Parents, try to understand where teachers stand

The coronavirus has created a conundrum for Americans. On one side of it are teachers; on the other, students and their parents.

I see no easy solution.

Parents and students want a return to in-class learning. Now! They make a good case for the importance of face-to-face instruction, which, by all accounts, proves far more effective then online learning.

Their thinking does not consider that millions and millions of families do not have access to fast and reliable internet connections. Yet those parents who continue to push hard for in-class learning ignore this point.

They understand the hardship the alternative puts their children to. Quality education will open doors wide – or wider – for boys and girls who have it. The days of needing a strong back are gone with the wind.

It is pointless to quarrel with parents.

For their position is not taking into account the risks that educators face. Too many of them are unwilling to put their lives at risk, which is what some of them will be doing if they return to teaching the way they taught before wearing face masks and practicing social distancing became political talking points.

Do not for one second think these issues are not political. America has a president who knows that returning to “normal” improves his chances of winning a second term. Critics of Donald Trump – and those critics are on the political left and right — talk openly about his non-leadership on some of the most pressing issues to face the United States since World War II.  

Discarding the science of the coronavirus, Trump has waffled and wavered about how seriously to treat the pandemic, and in his ear are men and women who want normalcy at the expense of a steady, rapid rise in covid-19 morbidity.
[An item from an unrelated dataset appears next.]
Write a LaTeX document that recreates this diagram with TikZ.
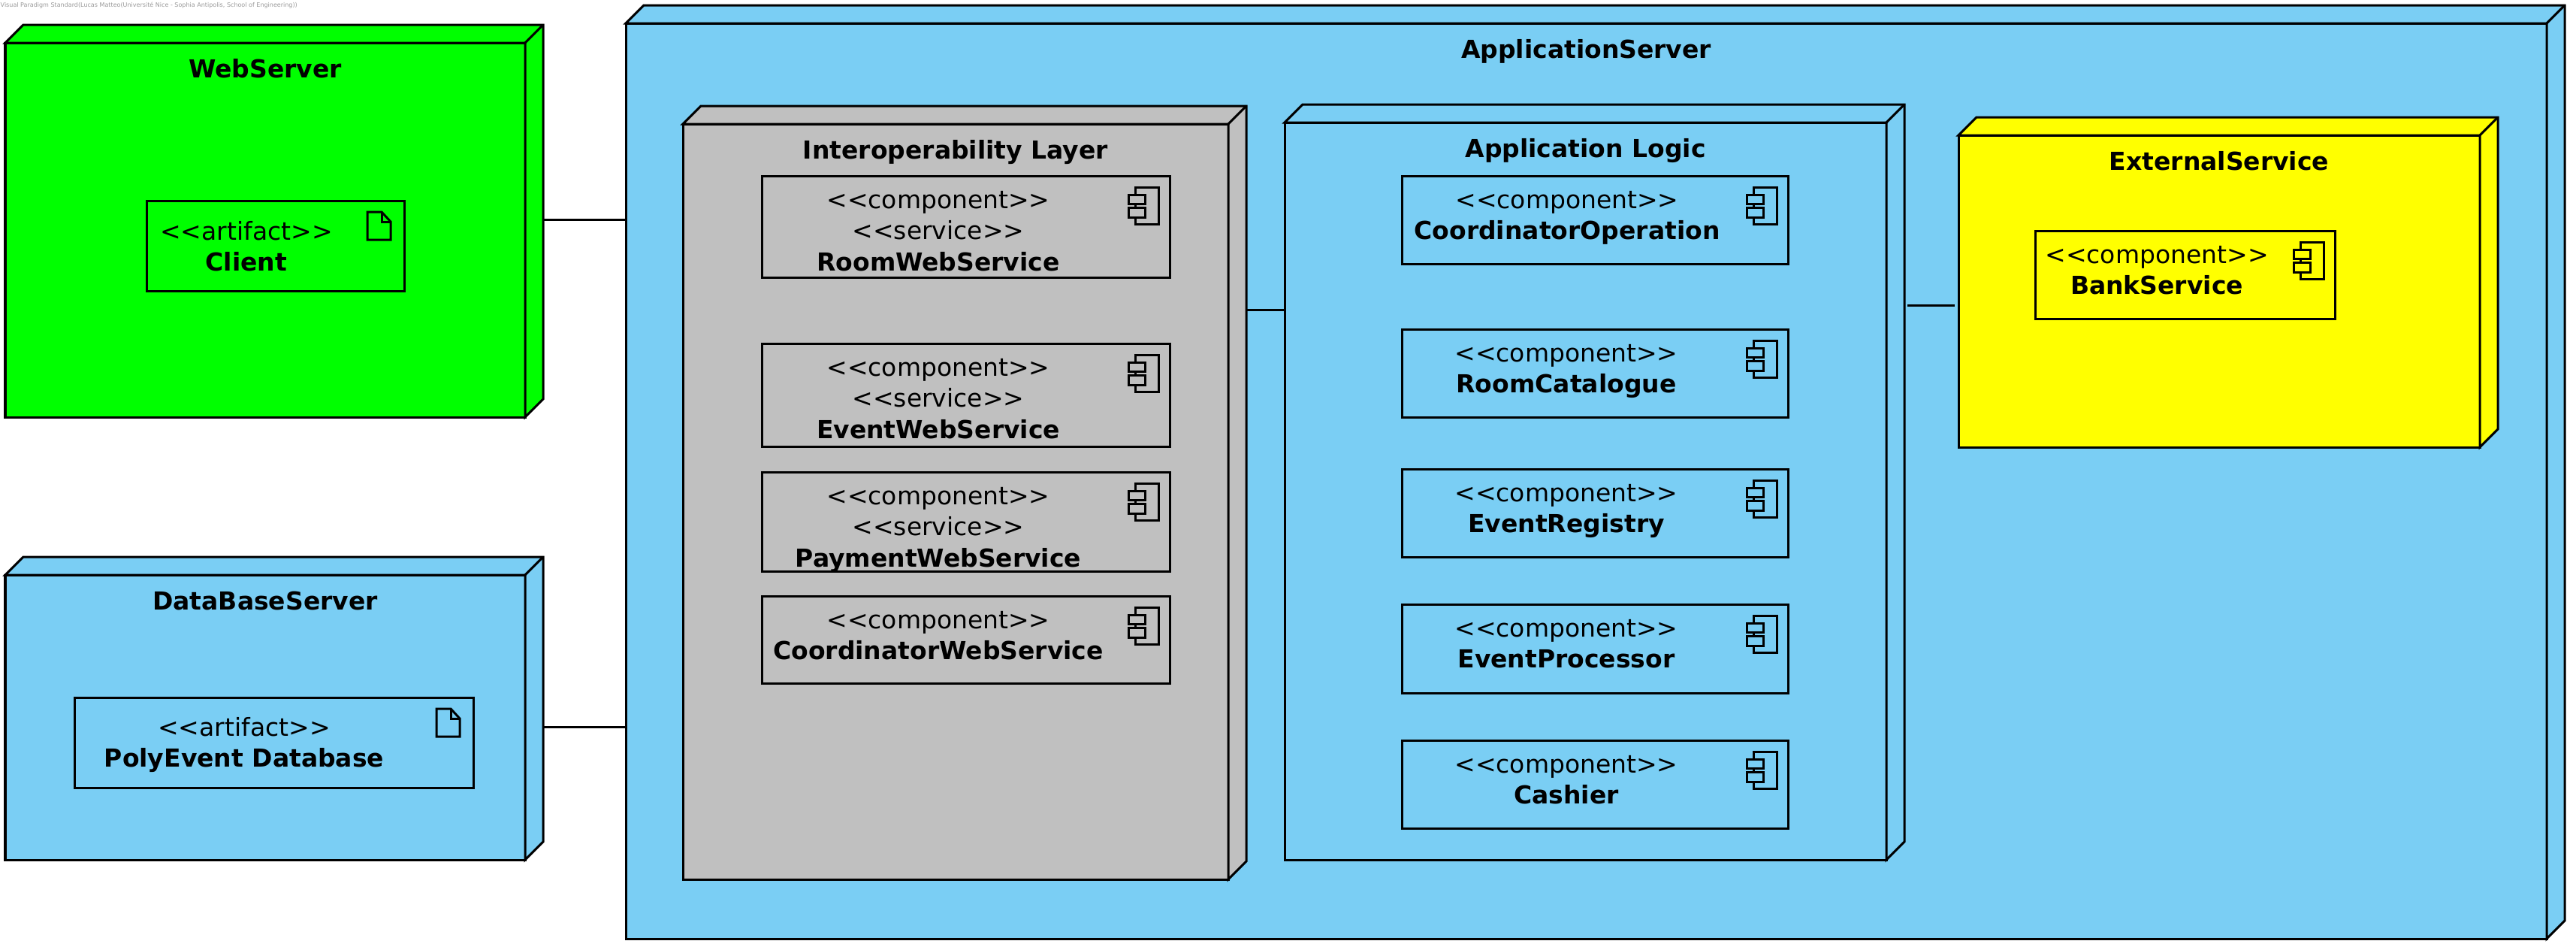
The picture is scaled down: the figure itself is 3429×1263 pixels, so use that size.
\documentclass[tikz,border=0pt]{standalone}
\usepackage{fontspec}
\usepackage{xcolor}
\usetikzlibrary{positioning,calc}
\newfontfamily\umlfont{DejaVu Sans}
\definecolor{vpblue}{HTML}{7ACEF4}
\definecolor{vpgrey}{HTML}{C0C0C0}
\definecolor{vpgreen}{HTML}{00FF00}
\definecolor{vpyellow}{HTML}{FFFF00}
\tikzset{
  umltext/.style={inner sep=0pt,anchor=north,align=center,font=\umlfont\fontsize{9.38}{11.9}\selectfont},
  umlline/.style={draw=black,line width=0.03cm,line join=miter},
  umlface/.style={umlline,anchor=north west,inner sep=0pt,outer sep=0pt},
  connector/.style={draw=black,line width=0.03cm}
}
% id, x, y, width, height, fill, title
\newcommand{\deploynode}[7]{%
  \node[umlface,fill=#6,minimum width=#4*0.01cm,minimum height=#5*0.01cm] (#1) at (#2,#3) {};
  \draw[umlline,fill=#6] (#1.north west) -- ++(24,-24) -- ++(#4,0) -- ++(0,#5)
        -- (#1.south east) -- (#1.north east) -- cycle;
  \draw[umlline] (#1.north east) -- ++(24,-24);
  \node[umltext] (#1title) at ($(#1.north)+(0,16)$) {\nm{#7}};
}
% id, x, y, width, height, text x, text offset, text
\newcommand{\umlbox}[8]{%
  \node[umlface,minimum width=#4*0.01cm,minimum height=#5*0.01cm] (#1) at (#2,#3) {};
  \node[umltext] (#1text) at ($(#6,0)+(0,#3)+(0,#7)$) {#8};
}
\newcommand{\compicon}[1]{%
  \draw[umlline] ($(#1.north east)+(-46,25)$) -- ($(#1.north east)+(-46,15)$) -- ($(#1.north east)+(-15,15)$)
        -- ($(#1.north east)+(-15,64)$) -- ($(#1.north east)+(-46,64)$) -- ($(#1.north east)+(-46,55)$);
  \draw[umlline] ($(#1.north east)+(-46,37)$) -- ($(#1.north east)+(-46,42)$);
  \draw[umlline] ($(#1.north east)+(-55,25)$) rectangle ($(#1.north east)+(-33,37)$);
  \draw[umlline] ($(#1.north east)+(-55,42)$) rectangle ($(#1.north east)+(-33,55)$);
}
\newcommand{\artfile}[1]{%
  \draw[umlline] ($(#1.north east)+(-30,15)$) -- ($(#1.north east)+(-49,15)$)
        -- ($(#1.north east)+(-49,52)$) -- ($(#1.north east)+(-18,52)$)
        -- ($(#1.north east)+(-18,28)$) -- cycle;
  \draw[umlline] ($(#1.north east)+(-30,15)$) -- ($(#1.north east)+(-30,28)$) -- ($(#1.north east)+(-18,28)$);
}
\newcommand{\nm}[1]{\strut\textbf{#1}}
\newcommand{\cpt}{\strut<<component>>}
\newcommand{\srv}{\strut<<service>>}
\newcommand{\art}{\strut<<artifact>>}
\begin{document}
\begin{tikzpicture}[x=0.01cm,y=-0.01cm]
  \useasboundingbox (0,0) rectangle (3429,1263);
  \node[inner sep=0pt,anchor=west,text=black!40,font=\umlfont\fontsize{2.28}{2.7}\selectfont] (watermark) at (0,7)
        {Visual Paradigm Standard(Lucas Matteo(Université Nice - Sophia Antipolis, School of Engineering))};

  \deploynode{webserver}{7}{57}{692}{498}{vpgreen}{WebServer}
  \umlbox{client}{195}{267}{343}{120}{328}{22}{\art\\\nm{Client}}
  \artfile{client}

  \deploynode{dbserver}{7}{765}{692}{379}{vpblue}{DataBaseServer}
  \umlbox{polyevent}{99}{928}{531}{120}{325}{21}{\art\\\nm{PolyEvent Database}}
  \artfile{polyevent}

  \deploynode{appserver}{833}{31}{2557}{1218}{vpblue}{ApplicationServer}

  \deploynode{interop}{909}{165}{726}{1005}{vpgrey}{Interoperability Layer}
  \umlbox{roomws}{1014}{234}{543}{135}{1249}{13}{\cpt\\\srv\\\nm{RoomWebService}}
  \compicon{roomws}
  \umlbox{eventws}{1014}{457}{543}{137}{1249}{13}{\cpt\\\srv\\\nm{EventWebService}}
  \compicon{eventws}
  \umlbox{paymentws}{1014}{628}{543}{132}{1249}{13}{\cpt\\\srv\\\nm{PaymentWebService}}
  \compicon{paymentws}
  \umlbox{coordws}{1014}{793}{543}{116}{1249}{13}{\cpt\\\nm{CoordinatorWebService}}
  \compicon{coordws}

  \deploynode{applogic}{1710}{163}{801}{981}{vpblue}{Application Logic}
  \umlbox{coordop}{1866}{234}{514}{117}{2086}{13}{\cpt\\\nm{CoordinatorOperation}}
  \compicon{coordop}
  \umlbox{catalogue}{1866}{438}{514}{117}{2085}{13}{\cpt\\\nm{RoomCatalogue}}
  \compicon{catalogue}
  \umlbox{registry}{1866}{624}{514}{117}{2085}{13}{\cpt\\\nm{EventRegistry}}
  \compicon{registry}
  \umlbox{processor}{1866}{804}{514}{118}{2085}{13}{\cpt\\\nm{EventProcessor}}
  \compicon{processor}
  \umlbox{cashier}{1866}{985}{514}{117}{2085}{13}{\cpt\\\nm{Cashier}}
  \compicon{cashier}

  \deploynode{external}{2607}{180}{694}{415}{vpyellow}{ExternalService}
  \umlbox{bank}{2709}{307}{399}{117}{2871}{13}{\cpt\\\nm{BankService}}
  \compicon{bank}

  % links between the nodes
  \coordinate (webport) at (723,292);
  \coordinate (dbport) at (723,967);
  \coordinate (interopport) at (1660,412);
  \coordinate (logicport) at (2539,406);
  \coordinate (extport) at (2602,406);
  \draw[connector] (webport) -- (webport -| appserver.west);
  \draw[connector] (dbport) -- (dbport -| appserver.west);
  \draw[connector] (interopport) -- (interopport -| applogic.west);
  \draw[connector] (logicport) -- (extport);
\end{tikzpicture}
\end{document}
The death toll sits at more than 150,000 people. Few of them are schoolchildren; most are men and women who are deeper into their lives.

If you think those men and women sound as if they could be schoolteachers, you would be right.  

They have long been called heroes, shaping the lives of a generation of successful people. For all they have done, schoolteachers have seen their hard work pay only meager dividends. They are tasked today with doing more in the classroom with less, soldiering a duty that few others want.

Now, they are asked to teach children whose parents want from teachers what they are unwilling to do themselves. Teachers see the foolishness of such thinking.

In Columbus, Ohio, a score of teachers, joined by some supportive parents, rallied Monday outside the Statehouse to highlight the risks in returning to in-class learning.

Doing so puts the health of all sides in danger, so caution, teachers argue, makes more sense.

Their position, however, worries a lot of parents, who seem reluctant to accept that health worries of teachers should affect learning. Parents seem to be saying that teaching children trumps health concerns.

Many of these parents want high-school athletics to return too. They do not want another coronavirus lockdown to wreck the football season.

Theirs is peculiar thinking. They want from schoolteachers what they have seldom been unwilling to give: unflagging support.

Show that support by paying teachers well, but do not dare ask them to repay you with their lives.